- **Data excerpt**

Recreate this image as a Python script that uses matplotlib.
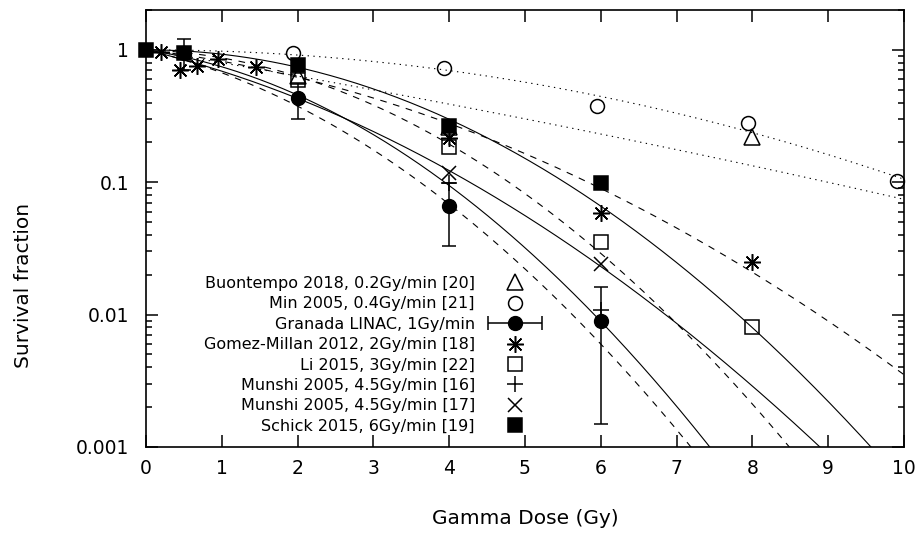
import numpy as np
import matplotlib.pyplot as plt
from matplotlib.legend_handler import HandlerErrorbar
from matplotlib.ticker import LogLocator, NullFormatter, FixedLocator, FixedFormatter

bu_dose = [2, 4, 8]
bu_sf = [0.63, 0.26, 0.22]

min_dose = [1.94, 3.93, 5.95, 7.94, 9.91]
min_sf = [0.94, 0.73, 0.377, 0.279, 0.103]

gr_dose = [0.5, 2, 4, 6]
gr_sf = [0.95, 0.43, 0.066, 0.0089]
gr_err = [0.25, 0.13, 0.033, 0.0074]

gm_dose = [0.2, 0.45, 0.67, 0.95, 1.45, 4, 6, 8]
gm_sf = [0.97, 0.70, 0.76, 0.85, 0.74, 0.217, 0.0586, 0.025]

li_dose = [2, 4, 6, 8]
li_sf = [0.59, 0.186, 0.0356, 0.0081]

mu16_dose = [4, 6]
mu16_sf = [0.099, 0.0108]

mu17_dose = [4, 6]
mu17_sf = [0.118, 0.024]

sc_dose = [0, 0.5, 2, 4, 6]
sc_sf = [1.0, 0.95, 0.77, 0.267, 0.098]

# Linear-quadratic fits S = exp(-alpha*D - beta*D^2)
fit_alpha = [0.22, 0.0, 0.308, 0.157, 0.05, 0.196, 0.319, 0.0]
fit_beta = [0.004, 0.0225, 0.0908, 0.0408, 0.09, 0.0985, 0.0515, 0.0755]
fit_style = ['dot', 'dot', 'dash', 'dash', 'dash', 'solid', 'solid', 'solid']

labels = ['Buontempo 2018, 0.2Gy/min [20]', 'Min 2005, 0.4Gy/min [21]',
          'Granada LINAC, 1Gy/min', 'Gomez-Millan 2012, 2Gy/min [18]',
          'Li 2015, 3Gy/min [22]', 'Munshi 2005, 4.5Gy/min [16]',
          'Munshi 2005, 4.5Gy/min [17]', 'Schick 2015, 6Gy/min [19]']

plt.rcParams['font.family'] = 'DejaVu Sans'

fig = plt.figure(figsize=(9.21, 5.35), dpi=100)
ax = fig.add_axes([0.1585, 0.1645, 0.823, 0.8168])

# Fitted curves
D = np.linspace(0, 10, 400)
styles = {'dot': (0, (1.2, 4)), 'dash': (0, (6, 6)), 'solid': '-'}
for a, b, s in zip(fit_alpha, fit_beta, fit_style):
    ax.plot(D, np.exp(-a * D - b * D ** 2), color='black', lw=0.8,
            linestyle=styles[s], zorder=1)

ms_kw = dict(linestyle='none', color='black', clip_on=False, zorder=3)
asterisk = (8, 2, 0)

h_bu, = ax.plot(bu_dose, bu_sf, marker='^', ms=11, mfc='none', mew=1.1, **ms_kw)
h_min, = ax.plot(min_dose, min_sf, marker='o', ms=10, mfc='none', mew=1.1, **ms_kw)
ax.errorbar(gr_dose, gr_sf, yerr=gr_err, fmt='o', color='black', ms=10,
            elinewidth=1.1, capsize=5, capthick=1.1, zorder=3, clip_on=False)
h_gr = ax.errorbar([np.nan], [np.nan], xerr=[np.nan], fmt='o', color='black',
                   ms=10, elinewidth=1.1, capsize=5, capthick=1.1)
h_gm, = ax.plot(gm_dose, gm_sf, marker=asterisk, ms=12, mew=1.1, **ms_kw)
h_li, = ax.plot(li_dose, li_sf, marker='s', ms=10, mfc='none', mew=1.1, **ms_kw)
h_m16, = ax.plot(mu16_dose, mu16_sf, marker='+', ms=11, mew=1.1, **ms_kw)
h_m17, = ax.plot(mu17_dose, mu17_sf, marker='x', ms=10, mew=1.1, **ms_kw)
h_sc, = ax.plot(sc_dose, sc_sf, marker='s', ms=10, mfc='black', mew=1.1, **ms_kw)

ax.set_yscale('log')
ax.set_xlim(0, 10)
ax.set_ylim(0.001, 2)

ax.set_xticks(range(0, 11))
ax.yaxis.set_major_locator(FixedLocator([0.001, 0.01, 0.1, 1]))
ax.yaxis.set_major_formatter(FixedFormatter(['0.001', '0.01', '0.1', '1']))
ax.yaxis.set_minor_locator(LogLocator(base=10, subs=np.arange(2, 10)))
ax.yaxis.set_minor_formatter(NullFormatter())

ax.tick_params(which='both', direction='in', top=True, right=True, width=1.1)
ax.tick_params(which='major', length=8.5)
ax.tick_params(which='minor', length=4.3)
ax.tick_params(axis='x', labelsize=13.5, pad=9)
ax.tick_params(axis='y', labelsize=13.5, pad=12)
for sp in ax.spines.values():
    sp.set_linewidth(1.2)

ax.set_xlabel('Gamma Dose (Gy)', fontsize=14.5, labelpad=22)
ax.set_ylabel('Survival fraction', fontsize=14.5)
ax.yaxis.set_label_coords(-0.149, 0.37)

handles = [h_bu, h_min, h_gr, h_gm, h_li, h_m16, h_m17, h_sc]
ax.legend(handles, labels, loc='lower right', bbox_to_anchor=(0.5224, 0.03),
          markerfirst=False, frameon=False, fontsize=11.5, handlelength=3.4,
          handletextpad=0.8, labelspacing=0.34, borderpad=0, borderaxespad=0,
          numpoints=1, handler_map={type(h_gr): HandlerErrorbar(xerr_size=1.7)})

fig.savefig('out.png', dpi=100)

- **Task to complete**
Transcribe exactly, with no pictures, the lines running from the first line of the material through the line holding "min_sf = [0.94, 0.73, 0.377, 0.279, 0.103]".

- **Answer for this exercise**
Recreate this image as a Python script that uses matplotlib.
import numpy as np
import matplotlib.pyplot as plt
from matplotlib.legend_handler import HandlerErrorbar
from matplotlib.ticker import LogLocator, NullFormatter, FixedLocator, FixedFormatter

bu_dose = [2, 4, 8]
bu_sf = [0.63, 0.26, 0.22]

min_dose = [1.94, 3.93, 5.95, 7.94, 9.91]
min_sf = [0.94, 0.73, 0.377, 0.279, 0.103]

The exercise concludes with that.